_Supplied material_
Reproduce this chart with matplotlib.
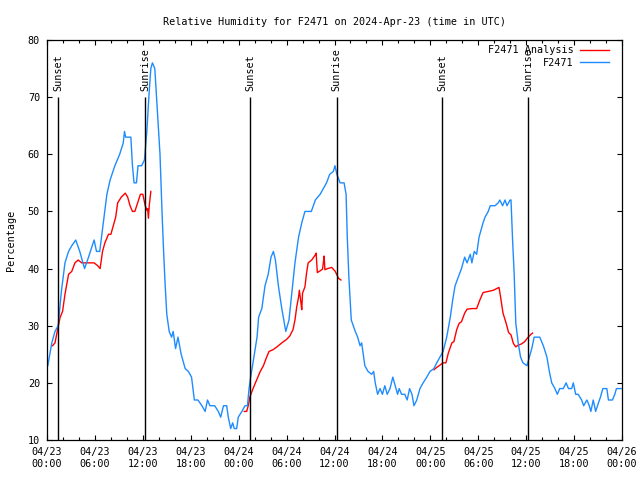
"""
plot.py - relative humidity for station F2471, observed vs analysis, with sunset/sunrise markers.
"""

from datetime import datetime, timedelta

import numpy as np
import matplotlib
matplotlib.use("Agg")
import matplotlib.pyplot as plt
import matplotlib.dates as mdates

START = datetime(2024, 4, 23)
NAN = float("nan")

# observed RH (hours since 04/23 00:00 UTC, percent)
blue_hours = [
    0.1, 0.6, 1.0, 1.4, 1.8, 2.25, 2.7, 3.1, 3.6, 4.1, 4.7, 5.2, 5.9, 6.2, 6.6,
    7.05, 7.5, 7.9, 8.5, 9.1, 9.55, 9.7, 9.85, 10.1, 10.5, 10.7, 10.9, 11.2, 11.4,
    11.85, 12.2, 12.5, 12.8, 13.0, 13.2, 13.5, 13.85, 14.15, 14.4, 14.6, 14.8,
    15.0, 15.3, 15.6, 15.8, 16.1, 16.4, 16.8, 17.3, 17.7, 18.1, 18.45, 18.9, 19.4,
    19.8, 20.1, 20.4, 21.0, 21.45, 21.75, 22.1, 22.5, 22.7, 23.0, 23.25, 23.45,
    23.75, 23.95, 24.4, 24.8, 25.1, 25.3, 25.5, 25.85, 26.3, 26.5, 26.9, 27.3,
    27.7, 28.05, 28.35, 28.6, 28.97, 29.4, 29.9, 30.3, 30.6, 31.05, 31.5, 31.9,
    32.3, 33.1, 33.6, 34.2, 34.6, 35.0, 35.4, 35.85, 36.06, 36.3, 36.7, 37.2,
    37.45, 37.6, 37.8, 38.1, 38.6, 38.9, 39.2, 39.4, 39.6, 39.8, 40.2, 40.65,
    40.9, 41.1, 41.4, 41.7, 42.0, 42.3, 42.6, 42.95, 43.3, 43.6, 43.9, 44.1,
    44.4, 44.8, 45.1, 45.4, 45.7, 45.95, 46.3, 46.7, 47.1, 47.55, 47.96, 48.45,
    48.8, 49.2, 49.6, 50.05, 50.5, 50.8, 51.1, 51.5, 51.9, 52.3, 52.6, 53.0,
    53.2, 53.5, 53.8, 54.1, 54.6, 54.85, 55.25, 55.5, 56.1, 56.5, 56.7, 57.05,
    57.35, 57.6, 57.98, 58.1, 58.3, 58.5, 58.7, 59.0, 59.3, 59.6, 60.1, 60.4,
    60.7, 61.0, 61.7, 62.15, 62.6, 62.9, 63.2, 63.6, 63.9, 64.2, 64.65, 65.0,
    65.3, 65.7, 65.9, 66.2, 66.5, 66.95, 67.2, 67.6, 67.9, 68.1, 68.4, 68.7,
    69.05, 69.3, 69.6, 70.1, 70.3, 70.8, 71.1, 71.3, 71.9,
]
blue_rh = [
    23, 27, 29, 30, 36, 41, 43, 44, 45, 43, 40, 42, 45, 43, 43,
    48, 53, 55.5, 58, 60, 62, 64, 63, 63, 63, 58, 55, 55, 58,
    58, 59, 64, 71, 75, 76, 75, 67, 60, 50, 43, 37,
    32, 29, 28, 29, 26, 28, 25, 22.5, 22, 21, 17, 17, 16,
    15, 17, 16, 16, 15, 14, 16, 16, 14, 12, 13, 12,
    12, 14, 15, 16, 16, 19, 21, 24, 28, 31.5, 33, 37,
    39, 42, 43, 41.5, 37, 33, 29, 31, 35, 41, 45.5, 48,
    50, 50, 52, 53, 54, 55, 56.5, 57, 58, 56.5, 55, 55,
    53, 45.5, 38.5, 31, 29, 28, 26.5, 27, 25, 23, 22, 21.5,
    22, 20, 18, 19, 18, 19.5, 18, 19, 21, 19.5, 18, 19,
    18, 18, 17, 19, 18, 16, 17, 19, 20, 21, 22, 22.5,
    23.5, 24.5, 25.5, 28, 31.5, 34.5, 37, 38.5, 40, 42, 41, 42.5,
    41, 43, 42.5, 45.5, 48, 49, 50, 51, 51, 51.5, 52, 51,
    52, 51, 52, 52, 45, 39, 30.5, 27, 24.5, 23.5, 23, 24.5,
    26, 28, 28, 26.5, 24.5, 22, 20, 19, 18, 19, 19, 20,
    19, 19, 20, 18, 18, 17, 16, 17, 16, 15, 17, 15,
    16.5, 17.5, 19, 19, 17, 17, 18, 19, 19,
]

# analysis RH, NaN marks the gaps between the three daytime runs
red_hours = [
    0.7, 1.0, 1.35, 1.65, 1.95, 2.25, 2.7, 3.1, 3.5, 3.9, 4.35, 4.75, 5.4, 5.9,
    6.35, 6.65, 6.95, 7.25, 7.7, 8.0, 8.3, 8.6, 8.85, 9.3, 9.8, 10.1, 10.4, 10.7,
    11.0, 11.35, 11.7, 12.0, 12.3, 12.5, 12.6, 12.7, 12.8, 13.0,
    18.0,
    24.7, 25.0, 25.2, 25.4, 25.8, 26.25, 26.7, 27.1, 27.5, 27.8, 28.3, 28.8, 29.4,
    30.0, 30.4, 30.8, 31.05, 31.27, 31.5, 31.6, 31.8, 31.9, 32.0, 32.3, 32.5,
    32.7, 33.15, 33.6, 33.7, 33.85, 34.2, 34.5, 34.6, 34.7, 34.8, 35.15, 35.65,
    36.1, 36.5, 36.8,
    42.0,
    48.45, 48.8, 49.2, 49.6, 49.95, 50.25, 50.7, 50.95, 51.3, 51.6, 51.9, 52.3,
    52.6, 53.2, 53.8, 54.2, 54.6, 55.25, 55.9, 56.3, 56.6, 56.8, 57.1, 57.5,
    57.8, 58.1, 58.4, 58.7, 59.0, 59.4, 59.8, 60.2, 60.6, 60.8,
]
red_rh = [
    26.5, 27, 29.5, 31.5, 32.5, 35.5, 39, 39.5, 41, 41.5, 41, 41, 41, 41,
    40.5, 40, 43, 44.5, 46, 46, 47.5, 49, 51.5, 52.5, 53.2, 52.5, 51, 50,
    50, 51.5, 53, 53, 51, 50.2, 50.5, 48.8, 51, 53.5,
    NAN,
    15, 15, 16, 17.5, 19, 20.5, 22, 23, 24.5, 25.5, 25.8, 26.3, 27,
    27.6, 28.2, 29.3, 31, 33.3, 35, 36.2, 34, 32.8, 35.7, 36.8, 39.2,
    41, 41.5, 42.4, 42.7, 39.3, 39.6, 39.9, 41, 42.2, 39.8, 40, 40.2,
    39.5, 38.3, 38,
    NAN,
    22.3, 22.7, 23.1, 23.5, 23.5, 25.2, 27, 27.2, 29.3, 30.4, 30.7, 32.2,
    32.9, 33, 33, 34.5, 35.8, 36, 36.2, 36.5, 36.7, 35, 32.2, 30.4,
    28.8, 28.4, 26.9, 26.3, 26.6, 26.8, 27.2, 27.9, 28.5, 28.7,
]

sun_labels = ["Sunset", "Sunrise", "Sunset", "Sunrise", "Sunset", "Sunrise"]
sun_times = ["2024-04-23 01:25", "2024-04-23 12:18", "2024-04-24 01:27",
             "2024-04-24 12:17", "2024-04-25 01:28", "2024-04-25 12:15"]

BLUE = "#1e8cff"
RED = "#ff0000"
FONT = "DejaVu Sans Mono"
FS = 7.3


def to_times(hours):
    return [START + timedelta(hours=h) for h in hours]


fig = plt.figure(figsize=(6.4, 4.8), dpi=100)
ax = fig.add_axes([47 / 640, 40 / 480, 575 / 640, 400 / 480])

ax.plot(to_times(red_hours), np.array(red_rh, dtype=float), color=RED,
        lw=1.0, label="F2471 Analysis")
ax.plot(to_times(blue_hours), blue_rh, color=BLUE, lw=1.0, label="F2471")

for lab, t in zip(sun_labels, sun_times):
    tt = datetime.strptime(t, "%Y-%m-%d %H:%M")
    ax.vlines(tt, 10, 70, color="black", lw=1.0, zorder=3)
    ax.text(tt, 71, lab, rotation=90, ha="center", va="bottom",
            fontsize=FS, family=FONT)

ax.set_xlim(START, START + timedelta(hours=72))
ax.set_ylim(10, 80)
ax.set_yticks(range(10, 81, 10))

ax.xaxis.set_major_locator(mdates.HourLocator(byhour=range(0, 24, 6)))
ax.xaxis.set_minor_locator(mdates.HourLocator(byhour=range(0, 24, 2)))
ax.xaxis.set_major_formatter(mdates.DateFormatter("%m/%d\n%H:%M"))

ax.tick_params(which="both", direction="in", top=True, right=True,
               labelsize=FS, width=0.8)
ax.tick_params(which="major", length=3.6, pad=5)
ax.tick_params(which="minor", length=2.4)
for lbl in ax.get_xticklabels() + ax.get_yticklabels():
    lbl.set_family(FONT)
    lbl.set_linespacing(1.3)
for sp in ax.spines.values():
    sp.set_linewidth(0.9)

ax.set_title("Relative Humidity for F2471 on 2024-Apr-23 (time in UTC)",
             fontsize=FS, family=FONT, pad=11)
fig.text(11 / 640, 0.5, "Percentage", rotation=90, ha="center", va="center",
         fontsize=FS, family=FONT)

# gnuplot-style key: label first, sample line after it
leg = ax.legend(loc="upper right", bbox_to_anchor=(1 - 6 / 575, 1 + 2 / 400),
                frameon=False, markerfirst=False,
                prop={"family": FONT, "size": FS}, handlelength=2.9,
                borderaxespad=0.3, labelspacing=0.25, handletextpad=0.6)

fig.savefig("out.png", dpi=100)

_Your objective_
From the first line above through the line containing "from datetime import datetime, timedelta", copy everything exactly, without the pictures.

_Written solution_
Reproduce this chart with matplotlib.
"""
plot.py - relative humidity for station F2471, observed vs analysis, with sunset/sunrise markers.
"""

from datetime import datetime, timedelta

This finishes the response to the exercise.